> Problem
Please pull out every line that includes the string "this".

>> START

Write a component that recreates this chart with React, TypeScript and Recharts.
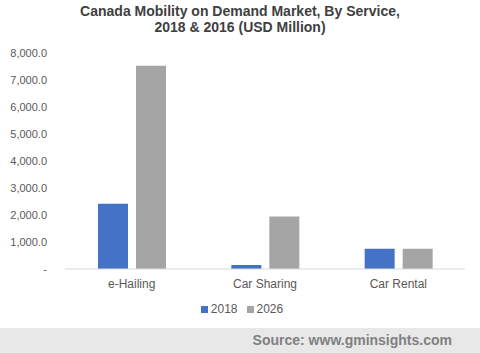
import React from 'react';
import { BarChart, Bar, XAxis, YAxis, Legend } from 'recharts';

const categories = ['e-Hailing', 'Car Sharing', 'Car Rental'];
const values2018 = [2420, 150, 750];
const values2026 = [7530, 1940, 750];
const yTicks = [0, 1000, 2000, 3000, 4000, 5000, 6000, 7000, 8000];

const data = categories.map((name, i) => ({ name, y2018: values2018[i], y2026: values2026[i] }));

const fmt = (v: number) => (v === 0 ? '-' : v.toLocaleString('en-US', { minimumFractionDigits: 1, maximumFractionDigits: 1 }));

const font = 'Liberation Sans, Arial, sans-serif';

const LegendContent = (props: any) => {
  const payload = props.payload || [];
  return (
    <div style={{ width: 480, display: 'flex', justifyContent: 'center', alignItems: 'center', fontSize: 12, fontFamily: font, color: '#595959', paddingLeft: 2 }}>
      {payload.map((p: any, i: number) => (
        <span key={i} style={{ display: 'inline-flex', alignItems: 'center', marginRight: i === payload.length - 1 ? 0 : 9 }}>
          <span style={{ display: 'inline-block', width: 7, height: 7, background: p.color, marginRight: 3 }} />
          {p.value}
        </span>
      ))}
    </div>
  );
};

export default function App() {
  return (
    <div style={{ position: 'absolute', left: 0, top: 0, width: 480, height: 353, background: '#fff', fontFamily: font, overflow: 'hidden' }}>
      <div style={{ position: 'absolute', top: 3, left: 0, width: 480, textAlign: 'center', fontWeight: 'bold', fontSize: 14, lineHeight: '16px', color: '#404040' }}>
        Canada Mobility on Demand Market, By Service,<br />2018 &amp; 2016 (USD Million)
      </div>
      <BarChart width={480} height={328} data={data} margin={{ top: 53, right: 15, left: 0, bottom: 0 }} barGap={8} barSize={30} style={{ position: 'absolute', top: 0, left: 0 }}>
        <XAxis dataKey="name" axisLine={{ stroke: '#D9D9D9' }} tickLine={false} tick={{ fill: '#595959', fontSize: 12, fontFamily: font }} height={33} tickMargin={4} />
        <YAxis domain={[0, 8000]} ticks={yTicks} tickFormatter={fmt} axisLine={false} tickLine={false} width={65} tick={{ fill: '#595959', fontSize: 11, fontFamily: font }} tickMargin={12} interval={0} />
        <Legend verticalAlign="bottom" height={26} content={LegendContent} wrapperStyle={{ left: 0, width: 480 }} />
        <Bar dataKey="y2018" name="2018" fill="#4472C4" isAnimationActive={false} />
        <Bar dataKey="y2026" name="2026" fill="#A5A5A5" isAnimationActive={false} />
      </BarChart>
      <div style={{ position: 'absolute', top: 328, left: 0, width: 480, height: 25, background: '#E8E8E8' }}>
        <div style={{ position: 'absolute', right: 28, top: 4, fontWeight: 'bold', fontSize: 14, color: '#808080' }}>Source: www.gminsights.com</div>
      </div>
    </div>
  );
}
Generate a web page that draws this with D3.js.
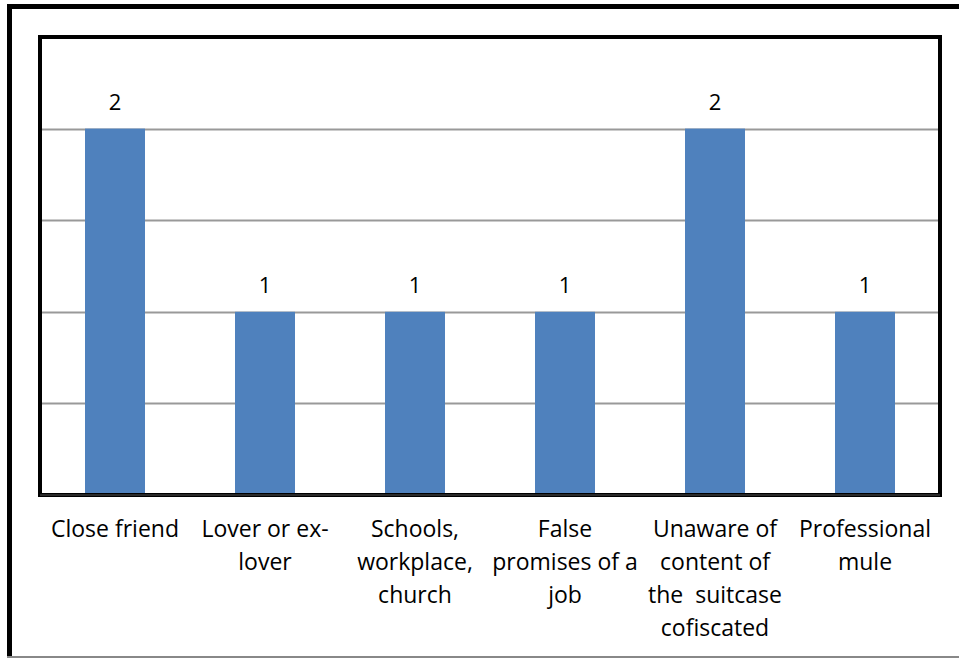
<!DOCTYPE html>
<html><head><meta charset="utf-8">
<script src="https://cdn.jsdelivr.net/npm/d3@7"></script>
<style>body{margin:0;background:#fff}svg{display:block}text{font-variant-ligatures:none}</style>
</head><body>
<script>
const categories = ["Close friend","Lover or ex-lover","Schools, workplace, church","False promises of a job","Unaware of content of the suitcase cofiscated","Professional mule"];
const categoryLines = [["Close friend"],["Lover or ex-","lover"],["Schools,","workplace,","church"],["False","promises of a","job"],["Unaware of","content of","the  suitcase","cofiscated"],["Professional","mule"]];
const values = [2,1,1,1,2,1];
const gridTicks = [0.5,1,1.5,2,2.5];

const W=959,H=658;
const svg=d3.select("body").append("svg").attr("width",W).attr("height",H);
const font="'Open Sans', sans-serif";
// outer frame
svg.append("rect").attr("x",9.5).attr("y",6.5).attr("width",960).attr("height",660)
  .attr("fill","none").attr("stroke","#000").attr("stroke-width",5);
svg.append("line").attr("x1",7).attr("x2",W).attr("y1",657).attr("y2",657).attr("stroke","#888").attr("stroke-width",2);

const L=40,R=940,T=37,B=495;
const x=d3.scaleBand().domain(categories).range([L,R]).paddingInner(0.6).paddingOuter(0.3);
const y=d3.scaleLinear().domain([0,2.5]).range([B,T]);

const g=svg.append("g");
g.selectAll("line.grid").data(gridTicks).join("line")
  .attr("x1",L).attr("x2",R).attr("y1",d=>Math.round(y(d))+0.5).attr("y2",d=>Math.round(y(d))+0.5)
  .attr("stroke","#999").attr("stroke-width",2);

g.selectAll("rect.bar").data(values).join("rect")
  .attr("x",(d,i)=>x(categories[i])).attr("width",x.bandwidth())
  .attr("y",d=>y(d)).attr("height",d=>B-y(d)).attr("fill","#4F81BD");

g.selectAll("text.val").data(values).join("text")
  .attr("x",(d,i)=>x(categories[i])+x.bandwidth()/2).attr("y",d=>y(d)-19)
  .attr("text-anchor","middle").attr("font-family",font).attr("font-size",22).attr("fill","#000")
  .text(d=>d);

// plot frame
svg.append("rect").attr("x",L).attr("y",T).attr("width",R-L).attr("height",B-T)
  .attr("fill","none").attr("stroke","#000").attr("stroke-width",4);
svg.append("line").attr("x1",L).attr("x2",R).attr("y1",B).attr("y2",B).attr("stroke","#555").attr("stroke-width",1);

categories.forEach((c,i)=>{
  const t=svg.append("text").attr("text-anchor","middle").attr("font-family",font).attr("font-size",23).attr("fill","#000");
  categoryLines[i].forEach((ln,j)=>{
    t.append("tspan").attr("x",x(c)+x.bandwidth()/2).attr("y",537+j*33).attr("xml:space","preserve").text(ln);
  });
});
</script>
</body></html>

>> END

> Task solution
Write a component that recreates this chart with React, TypeScript and Recharts.
Generate a web page that draws this with D3.js.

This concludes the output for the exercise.